Measurement of micro-elasticity of matrices by AFM. A) A cantilever with a pyramidal tip (opening angle α) is translated down (Δz) into the sample causing a deflection d monitored by the photodiode, yielding the indentation δ=Δz–d. The required force F=k Δd is defined by the spring constant k multiplied by the deflection d. B) The Young's modulus E is determined by analyzing the resulting force-indentation curves with a modified Hertz model. Black curve denotes data points; red solid line is the best fit resulting from the modified Hertz model. (For interpretation of the references to colour in this figure legend, the reader is referred to the web version of this article.)

Fig. 4

Mesenchymal stem cell (MSC) differentiation on elastic substrates. A) Morphology of naive, low passage MSCs (upper panel) 24 h after plating on PA gels of different stiffness closely matches that of cell lineages found within each microenvironment. Naive MSCs are initially small and round but a dominant fraction indicated here (lower panel) develops increasingly branched, spindle, or polygonal shapes within days of plating when grown on matrices with respective elasticities of 1 kPa, 11 kPa, and 34 kPa. Results for mitomycin C treated cells are shown with diagonally-hatched bars. Scale bar is 20 μm. B) Differentiation of MSCs directed by substrate elasticity elucidated by key marker proteins. The neuronal cytoskeletal marker (β3 tubulin is expressed in branches (arrows) of initially naive MSCs (>75%) and only on soft, neurogenic matrices (first row). The muscle transcription factor MyoD is up-regulated and nuclear localized (arrow) only in MSCs on myogenic matrices (second row). The osteoblast transcription factor CBFα1 (arrow) is likewise expressed only on stiff osteogenic substrates (third row). Scale bar is 5 μm.

Fig. 5

Interplay of adhesion, force-sensing, and signal transduction. Integrins bind extracellular matrix ligands and link to the cytoskeleton. Signaling proteins such as Rac and Rho are up and down regulated coupled to myosin II-based contractility, thereby influencing local and global adhesion.

Fig. 6

MSC spreading, proliferation, and drug responses. A) Area of MSC cell body as measured on PA gels of different stiffnesses and on glass. Cell area increases with stiffness unless treated with the myosin II inhibitor, blebbistatin.

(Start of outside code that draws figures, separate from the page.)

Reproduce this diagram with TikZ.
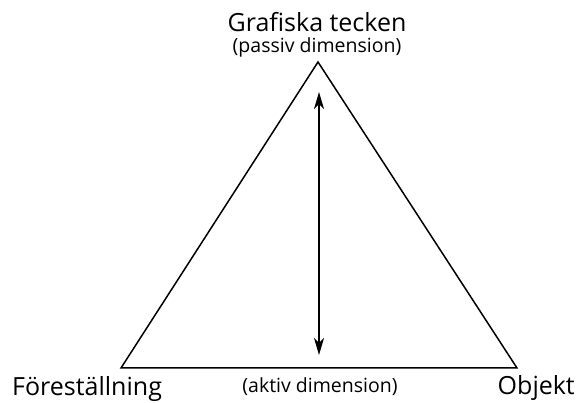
\documentclass[tikz,border=0pt]{standalone}
\usepackage{fontspec}
\setmainfont{Open Sans}
\usetikzlibrary{arrows.meta}
\begin{document}
\begin{tikzpicture}[x=1pt,y=1pt,
  edge/.style={line width=1.5pt},
  biarrow/.style={line width=1.5pt,{Stealth[length=17pt,width=10pt,inset=5pt]}-{Stealth[length=17pt,width=10pt,inset=5pt]}},
  bigtext/.style={font=\fontsize{25}{27}\selectfont,anchor=base,inner sep=0pt},
  smalltext/.style={font=\fontsize{19.5}{21}\selectfont,anchor=base,inner sep=0pt}]
\useasboundingbox (0,0) rectangle (577,403);
\coordinate (A) at (318,341);
\coordinate (L) at (121,35);
\coordinate (R) at (517,35);
\coordinate (T) at (319,311);
\coordinate (B) at (319,48);
\draw[edge,line join=miter] (A) -- (L) -- (R) -- cycle;
\draw[biarrow] (T) -- (B);
\node[bigtext] (gt) at (317,371) {Grafiska tecken};
\node[smalltext] (pd) at (317,350) {(passiv dimension)};
\node[bigtext,anchor=base west] (fs) at (12,7) {Föreställning};
\node[smalltext] (ad) at (320,10) {(aktiv dimension)};
\node[bigtext,anchor=base east] (ob) at (575,8) {Objekt};
\end{tikzpicture}
\end{document}
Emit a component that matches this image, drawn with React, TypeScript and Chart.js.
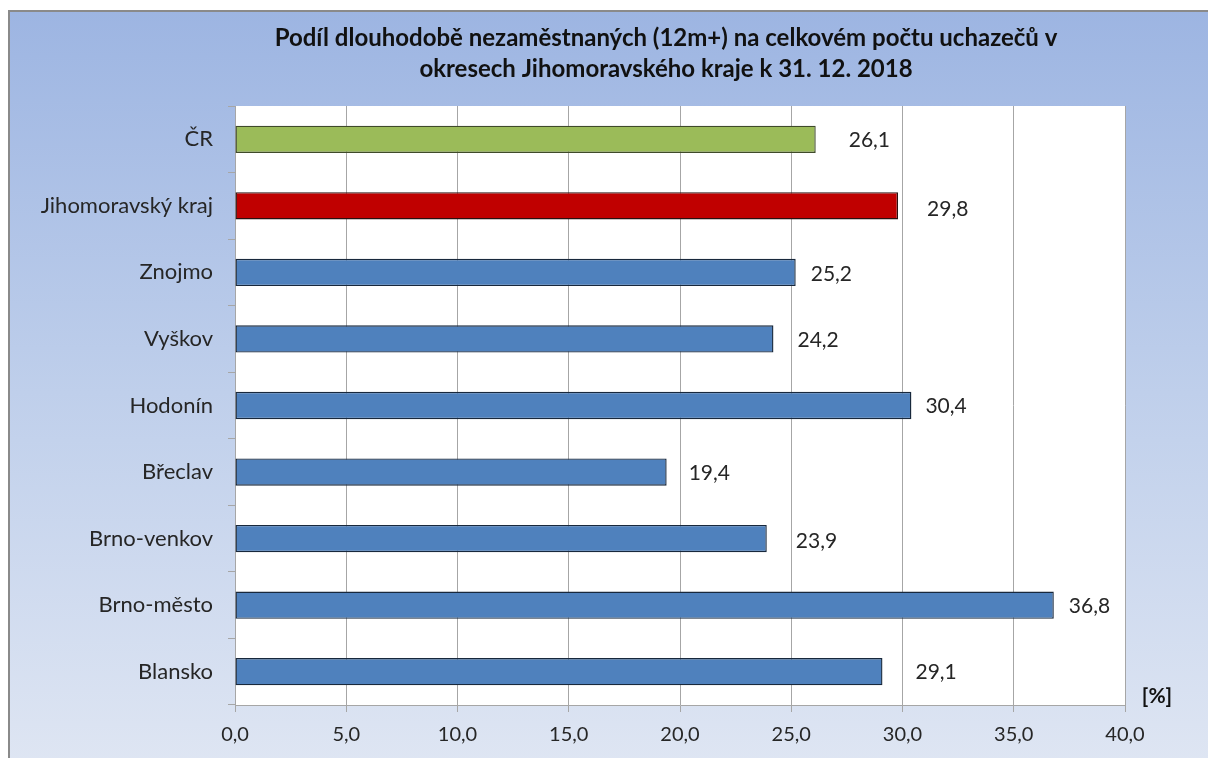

The solid line shows the best fit using the function shown as inset yielding K coll=10 kPa that agrees well with values determined for smooth muscle cells. B) MSC cell numbers relative to the number plated on elastic PA hydrogels. On soft gels, mitomycin C treated cells (open circles) seem to be more proliferative than the untreated control cells (full grey circles), whereas the behavior reverses on very rigid surfaces and on glass, proliferation is suppressed due to strong adhesion to stiffer substrates.

Fig. 7

Substrate elasticity influences spreading and antibody-directed drug treatment of cancer cells. (A) Human lung cancer epithelial cells (A549) spread on collagen I coated rigid substrates, but 4 kPa gels induce little cell spreading. Images show viable cells are red-stained with mito-tracker dye, but the dye disperses to cytoplasm and changes to green with cell death. (B) Addition of an apoptosis inducing antibody against CD47 (B6H12) has little effect on the viability of cells on soft gels, but is effective against cells spread on rigid substrates. (For interpretation of the references to colour in this figure legend, the reader is referred to the web version of this article.)

Fig. 8

Cell area of smooth muscle cells spread on elastic surfaces and glass, with and without ribosome inhibition with cycloheximide (CHX). Treated cells show significant (p<0.01) differences versus control cells only, when grown on stiffer surfaces (34 kPa and rigid glass). Top images show actin (red) and ribosomes (green) that are found throughout the cytoplasm and at the cell edge. Right images show the actin cytoskeleton is usually organized on rigid matrices unless CHX-treated. (For interpretation of the references to colour in this figure legend, the reader is referred to the web version of this article.)